Befürworter sehen das Gesetz hingegen als wichtigen Schritt zur Wahrung der schweizerischen Kultur und Werte. Sie sind der Ansicht, dass die Verschleierung eine symbolische Bedeutung hat, die im Widerspruch zu den Grundwerten der Schweiz steht, insbesondere zu Gleichberechtigung und Transparenz im öffentlichen Leben. Auch die Tatsache, dass das Gesetz durch eine Volksabstimmung eingeführt wurde, wird von Befürwortern als demokratische Legitimation für diese Maßnahme betrachtet.
Umsetzung und mögliche Auswirkungen
Die praktische Umsetzung des Verhüllungsverbots könnte in einigen Regionen der Schweiz, insbesondere in touristischen Hotspots wie Interlaken, zu Herausforderungen führen.
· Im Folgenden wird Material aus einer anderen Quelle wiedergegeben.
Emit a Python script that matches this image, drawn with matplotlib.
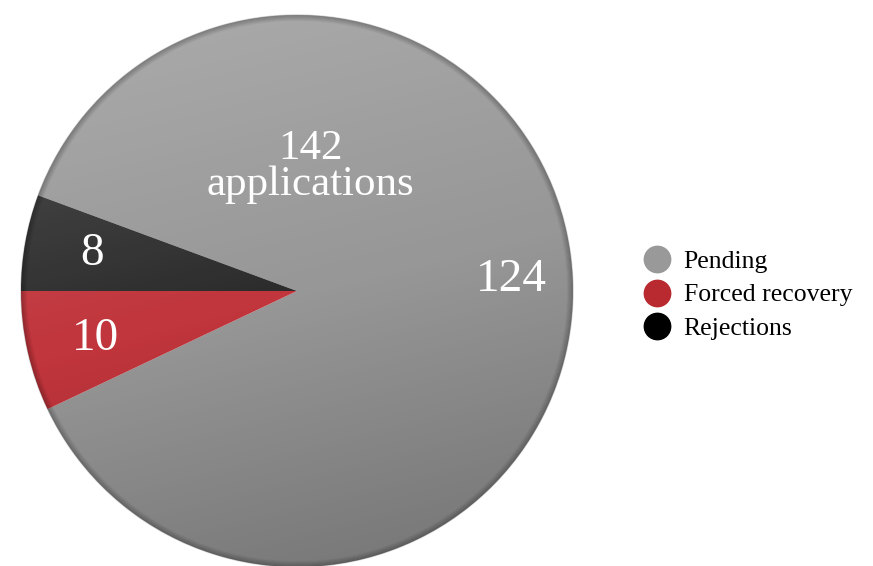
import numpy as np
import matplotlib
matplotlib.use("Agg")
import matplotlib.pyplot as plt
from matplotlib.patches import Circle
from matplotlib.lines import Line2D

categories = ["Pending", "Forced recovery", "Rejections"]
values = [124, 10, 8]
total_label = "142\napplications"
slice_colors = ["#979797", "#c1353c", "#2c2c2c"]
legend_colors = ["#999999", "#b82a30", "#000000"]

W, H = 873, 566
fig = plt.figure(figsize=(W / 100, H / 100), dpi=100)
ax = fig.add_axes([0, 0, 1, 1])

cx, cy, r = 297, H - 291, 276
start = 180 - 360 * values[2] / sum(values)
wedges, _ = ax.pie(values, colors=slice_colors, startangle=start, counterclock=False,
                   center=(cx, cy), radius=r, frame=True,
                   wedgeprops=dict(linewidth=0, antialiased=True))

# gradient shading overlay (light top-left, dark bottom-right)
yy, xx = np.mgrid[0:H, 0:W]
t = ((yy - (H - cy - r)) / (2 * r)) * 0.8 + ((xx - (cx - r)) / (2 * r)) * 0.2
t = np.clip(t, 0, 1)
img = np.zeros((H, W, 4))
light = np.clip(0.5 - t, 0, None) * 2
dark = np.clip(t - 0.5, 0, None) * 2
img[..., :3] = np.where((light > 0)[..., None], 1.0, 0.0)
img[..., 3] = light * 0.2 + dark * 0.24
im = ax.imshow(img, extent=(0, W, 0, H), origin="upper", zorder=3, interpolation="bilinear")
clip = Circle((cx, cy), r, transform=ax.transData)
im.set_clip_path(clip)
ax.set_xlim(0, W)
ax.set_ylim(0, H)
ax.set_aspect("equal")
ax.axis("off")

# rim shading
for i in range(7):
    ax.add_patch(Circle((cx, cy), r - i * 0.9, fill=False, edgecolor="black",
                        alpha=0.18 * (7 - i) / 7, linewidth=1.0, zorder=4))

serif = ["Liberation Serif", "DejaVu Serif"]
ax.text(310, H - 167, total_label, ha="center", va="center", color="white",
        fontsize=31, family=serif, linespacing=0.92, zorder=5)
ax.text(511, H - 280, str(values[0]), ha="center", va="center", color="white",
        fontsize=34, family=serif, zorder=5)
ax.text(95, H - 339, str(values[1]), ha="center", va="center", color="white",
        fontsize=34, family=serif, zorder=5)
ax.text(92, H - 254, str(values[2]), ha="center", va="center", color="white",
        fontsize=34, family=serif, zorder=5)

handles = [Line2D([0], [0], marker="o", linestyle="none", markersize=19,
                  markerfacecolor=c, markeredgecolor=c) for c in legend_colors]
leg = fig.legend(handles, categories, loc="center left",
                 bbox_to_anchor=(631 / W, 1 - 295 / H), frameon=False,
                 prop=dict(family=serif, size=18.5), handlelength=1.0,
                 handletextpad=0.55, labelspacing=0.42, borderpad=0)

fig.savefig("out.png", dpi=100)
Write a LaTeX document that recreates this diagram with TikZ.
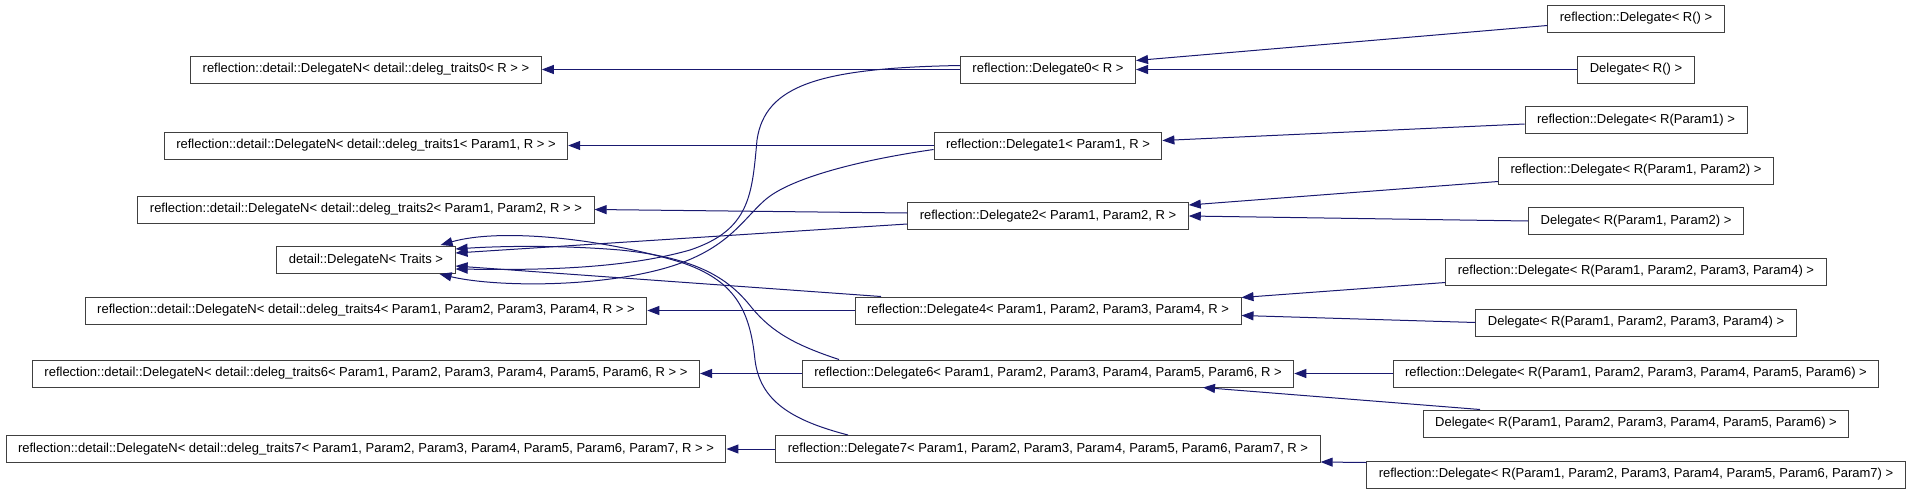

In diesen Gebieten sind Touristen aus arabischen Ländern, in denen die Gesichtsverhüllung verbreitet ist, oft präsent. Wie diese Regelung auf diese Gäste wirken wird und ob sie möglicherweise den Tourismus in der Schweiz beeinflussen könnte, bleibt abzuwarten. Auch die Möglichkeit, das Gesetz auf lokaler Ebene unterschiedlich durchzusetzen, könnte die praktische Anwendung des Verbots erschweren.
Résumé
Das Verhüllungsverbot in der Schweiz ist ein Gesetz mit weitreichender symbolischer und praktischer Bedeutung.
Die Maßnahme verfolgt sowohl Sicherheits- als auch Integrationsziele und ist stark mit einem gewissen kulturellen Selbstverständnis verbunden. Durch die hohen Bußgelder bei Verstößen und den beschränkten Ermessensspielraum der Behörden soll sichergestellt werden, dass das Gesetz effektiv durchgesetzt wird.
Gleichzeitig zeigen die Ausnahmeregelungen, dass die Gesetzgeber versucht haben, ein Gleichgewicht zwischen den neuen Vorschriften und den Besonderheiten des öffentlichen Lebens in der Schweiz zu finden.
Ob das Verhüllungsverbot tatsächlich zur Integration beiträgt oder vielmehr eine gesellschaftliche Spaltung vertieft, wird sich erst mit der Zeit zeigen.